Oggi venerdì 7 giugno si è svolta l’ennesima udienza del processo che vede coinvolti decine di No Tav per i fatti riferibili alle giornate di lotta del 27 giugno e del 3 luglio 2011. Il luogo sempre lo stesso, l’aula bunker del carcere delle Vallette.
Sembra un’udienza come tante altre, col ritmo scandito da questioni tecniche che servono a preparare l’inizio di un dibattimento che si preannuncia lungo e complesso.
Quasi subito uno degli imputati chiede di poter fare una dichiarazione e con essa chiede la revoca dell’avvocato assegnatoli al momento dell’arresto affermando, contemporaneamente, che vuole rinunciare alla possibilità di essere difeso. Le motivazioni sono chiare: nessuna legittimità al processo, al triste teatrino del tribunale e allo Stato che devasta la Clarea. Altri due imputati, dopo di lui, prenderanno la parola dichiarando sostanzialmente la stessa cosa.
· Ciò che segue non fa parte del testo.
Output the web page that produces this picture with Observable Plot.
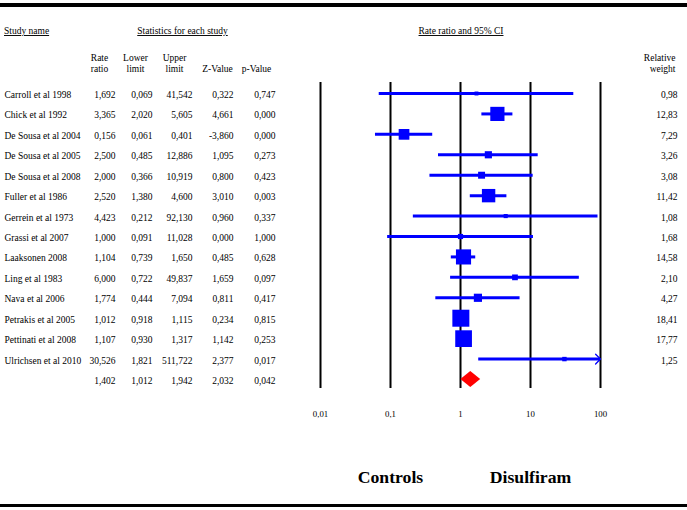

E con questo colpo di scena l’udienza prosegue con gli avvocati del movimento No Tav che, tra lo sconcerto della corte, riferiscono del diritto di un imputato a difendersi da sé, come riconosciuto da una normativa della Comunità Europea. A fronte di tutto ciò il giudice si riserva di decidere.
Il processo poi prosegue con l’opposizione dei pm, in aula ci sono i ringhiosi e nervosi Padalino e Rinaudo, che si oppongono alla scelta da parte della difesa di chiamare a testimoniare i ministri richiamandosi al fatto che la discussione sull’opera non è oggetto del procedimento in corso e che bisogna garantire una durata ragionevole del processo.
Stessa posizione per le personalità politiche e del mondo intellettuale vicine al movimento che potrebbero aiutare nella contestualizzazione delle giornate di lotta e per i tecnici esperti dell’opera che invece dovrebbero dimostrarne l’inutilità e quindi la legittimità delle proteste.
Gli avvocati della difesa replicano in maniera determinata, sottolineando come la legittimità dell’opera, la gestione dell’ordino pubblico (4600 lacrimogeni sparati, di cui molti ad altezza uomo, sono un fatto secondario?) e il contesto politico più ampio in cui le giornate di lotta si sono svolte siano elementi imprescindibili dalle azioni che la corte pretende di giudicare.
Prossima udienza il 21 giugno, sempre in aula bunker.